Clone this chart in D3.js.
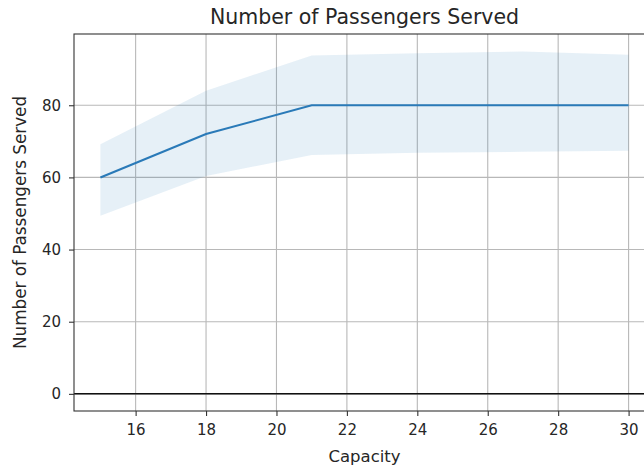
<!DOCTYPE html>
<html>
<head>
<meta charset="utf-8">
<script src="https://cdn.jsdelivr.net/npm/d3@7"></script>
<style>
  html, body { margin: 0; padding: 0; background: #fff; overflow: hidden; }
  svg { display: block; font-family: "DejaVu Sans", sans-serif; }
</style>
</head>
<body>
<svg id="chart" width="644" height="467"></svg>
<script>
// ---- data ----
const capacity = [15, 18, 21, 24, 27, 30];
const served   = [60, 72, 80, 80, 80, 80];
const ciUpper  = [69.2, 84.0, 93.8, 94.4, 94.9, 94.0];
const ciLower  = [49.4, 60.4, 66.2, 66.8, 67.1, 67.4];
const xTicks = [16, 18, 20, 22, 24, 26, 28, 30];
const yTicks = [0, 20, 40, 60, 80];
const titleText = "Number of Passengers Served";
const xLabel = "Capacity";
const yLabel = "Number of Passengers Served";

// ---- layout ----
const mLeft = 74, mTop = 34, mBottom = 411, mRight = 655;
const svg = d3.select("#chart");

const x = d3.scaleLinear().domain([14.25, 30.75]).range([mLeft, mRight]);
const y = d3.scaleLinear().domain([-4.75, 99.75]).range([mBottom, mTop]);

const rows = capacity.map((c, i) => ({c, m: served[i], lo: ciLower[i], hi: ciUpper[i]}));

// grid
const grid = svg.append("g");
grid.selectAll("line.gx").data(xTicks).join("line")
  .attr("x1", d => x(d)).attr("x2", d => x(d))
  .attr("y1", mTop).attr("y2", mBottom)
  .attr("stroke", "#b8b8b8").attr("stroke-width", 1.1);
grid.selectAll("line.gy").data(yTicks).join("line")
  .attr("x1", mLeft).attr("x2", mRight)
  .attr("y1", d => y(d)).attr("y2", d => y(d))
  .attr("stroke", "#b8b8b8").attr("stroke-width", 1.1);

// band
svg.append("path").datum(rows)
  .attr("d", d3.area().x(d => x(d.c)).y0(d => y(d.lo)).y1(d => y(d.hi)))
  .attr("fill", "#1f77b4").attr("fill-opacity", 0.11);

// line
svg.append("path").datum(rows)
  .attr("d", d3.line().x(d => x(d.c)).y(d => y(d.m)))
  .attr("fill", "none").attr("stroke", "#2a7ab8").attr("stroke-width", 2.1);

// zero line
svg.append("line")
  .attr("x1", mLeft).attr("x2", mRight)
  .attr("y1", y(0)).attr("y2", y(0))
  .attr("stroke", "#111").attr("stroke-width", 1.5);

// axes
const xAxis = d3.axisBottom(x).tickValues(xTicks).tickSize(5).tickPadding(8).tickFormat(d3.format("d"));
const yAxis = d3.axisLeft(y).tickValues(yTicks).tickSize(5).tickPadding(8).tickFormat(d3.format("d"));

const gx = svg.append("g").attr("transform", `translate(0,${mBottom})`).call(xAxis);
const gy = svg.append("g").attr("transform", `translate(${mLeft},0)`).call(yAxis);
[gx, gy].forEach(g => {
  g.select(".domain").remove();
  g.selectAll(".tick line").attr("stroke", "#333").attr("stroke-width", 1.1);
  g.selectAll(".tick text").attr("fill", "#262626").style("font-size", "15px").style("font-family", "DejaVu Sans");
});

// spines
svg.append("rect").attr("x", mLeft).attr("y", mTop)
  .attr("width", mRight - mLeft).attr("height", mBottom - mTop)
  .attr("fill", "none").attr("stroke", "#333").attr("stroke-width", 1.1);

// title and labels
svg.append("text").attr("x", (mLeft + mRight) / 2).attr("y", 24)
  .attr("text-anchor", "middle").attr("fill", "#262626")
  .style("font-size", "20.5px").text(titleText);
svg.append("text").attr("x", (mLeft + mRight) / 2).attr("y", 462)
  .attr("text-anchor", "middle").attr("fill", "#262626")
  .style("font-size", "16.5px").text(xLabel);
svg.append("text")
  .attr("transform", `translate(26,${(mTop + mBottom) / 2}) rotate(-90)`)
  .attr("text-anchor", "middle").attr("fill", "#262626")
  .style("font-size", "16.8px").text(yLabel);
</script>
</body>
</html>
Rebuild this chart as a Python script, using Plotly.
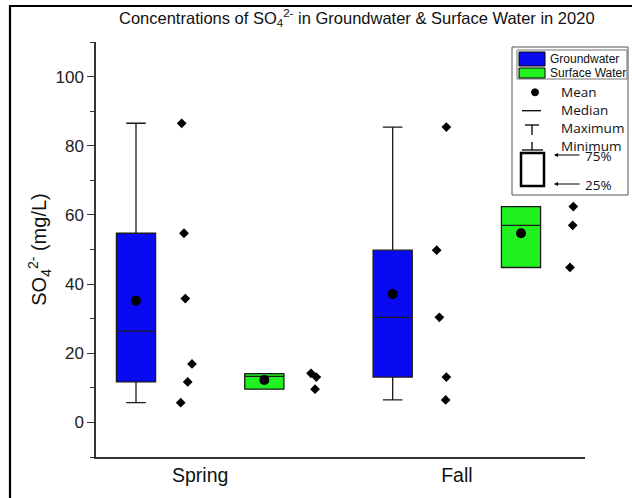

______

■ **EXERCISE OBJECTIVE**
Any pictures should be dropped; transcribe the rest of the records above exactly.

■ **RESULT**
Clone this chart in D3.js.
<!DOCTYPE html>
<html>
<head>
<meta charset="utf-8">
<script src="https://cdn.jsdelivr.net/npm/d3@7"></script>
<style>
  html, body { margin: 0; padding: 0; background: #fff; overflow: hidden; }
  svg { display: block; font-family: "DejaVu Sans", sans-serif; }
</style>
</head>
<body>
<svg id="chart" width="644" height="467"></svg>
<script>
// ---- data ----
const capacity = [15, 18, 21, 24, 27, 30];
const served   = [60, 72, 80, 80, 80, 80];
const ciUpper  = [69.2, 84.0, 93.8, 94.4, 94.9, 94.0];
const ciLower  = [49.4, 60.4, 66.2, 66.8, 67.1, 67.4];
const xTicks = [16, 18, 20, 22, 24, 26, 28, 30];
const yTicks = [0, 20, 40, 60, 80];
const titleText = "Number of Passengers Served";
const xLabel = "Capacity";
const yLabel = "Number of Passengers Served";

// ---- layout ----
const mLeft = 74, mTop = 34, mBottom = 411, mRight = 655;
const svg = d3.select("#chart");

const x = d3.scaleLinear().domain([14.25, 30.75]).range([mLeft, mRight]);
const y = d3.scaleLinear().domain([-4.75, 99.75]).range([mBottom, mTop]);

const rows = capacity.map((c, i) => ({c, m: served[i], lo: ciLower[i], hi: ciUpper[i]}));

// grid
const grid = svg.append("g");
grid.selectAll("line.gx").data(xTicks).join("line")
  .attr("x1", d => x(d)).attr("x2", d => x(d))
  .attr("y1", mTop).attr("y2", mBottom)
  .attr("stroke", "#b8b8b8").attr("stroke-width", 1.1);
grid.selectAll("line.gy").data(yTicks).join("line")
  .attr("x1", mLeft).attr("x2", mRight)
  .attr("y1", d => y(d)).attr("y2", d => y(d))
  .attr("stroke", "#b8b8b8").attr("stroke-width", 1.1);

// band
svg.append("path").datum(rows)
  .attr("d", d3.area().x(d => x(d.c)).y0(d => y(d.lo)).y1(d => y(d.hi)))
  .attr("fill", "#1f77b4").attr("fill-opacity", 0.11);

// line
svg.append("path").datum(rows)
  .attr("d", d3.line().x(d => x(d.c)).y(d => y(d.m)))
  .attr("fill", "none").attr("stroke", "#2a7ab8").attr("stroke-width", 2.1);

// zero line
svg.append("line")
  .attr("x1", mLeft).attr("x2", mRight)
  .attr("y1", y(0)).attr("y2", y(0))
  .attr("stroke", "#111").attr("stroke-width", 1.5);

// axes
const xAxis = d3.axisBottom(x).tickValues(xTicks).tickSize(5).tickPadding(8).tickFormat(d3.format("d"));
const yAxis = d3.axisLeft(y).tickValues(yTicks).tickSize(5).tickPadding(8).tickFormat(d3.format("d"));

const gx = svg.append("g").attr("transform", `translate(0,${mBottom})`).call(xAxis);
const gy = svg.append("g").attr("transform", `translate(${mLeft},0)`).call(yAxis);
[gx, gy].forEach(g => {
  g.select(".domain").remove();
  g.selectAll(".tick line").attr("stroke", "#333").attr("stroke-width", 1.1);
  g.selectAll(".tick text").attr("fill", "#262626").style("font-size", "15px").style("font-family", "DejaVu Sans");
});

// spines
svg.append("rect").attr("x", mLeft).attr("y", mTop)
  .attr("width", mRight - mLeft).attr("height", mBottom - mTop)
  .attr("fill", "none").attr("stroke", "#333").attr("stroke-width", 1.1);

// title and labels
svg.append("text").attr("x", (mLeft + mRight) / 2).attr("y", 24)
  .attr("text-anchor", "middle").attr("fill", "#262626")
  .style("font-size", "20.5px").text(titleText);
svg.append("text").attr("x", (mLeft + mRight) / 2).attr("y", 462)
  .attr("text-anchor", "middle").attr("fill", "#262626")
  .style("font-size", "16.5px").text(xLabel);
svg.append("text")
  .attr("transform", `translate(26,${(mTop + mBottom) / 2}) rotate(-90)`)
  .attr("text-anchor", "middle").attr("fill", "#262626")
  .style("font-size", "16.8px").text(yLabel);
</script>
</body>
</html>
Rebuild this chart as a Python script, using Plotly.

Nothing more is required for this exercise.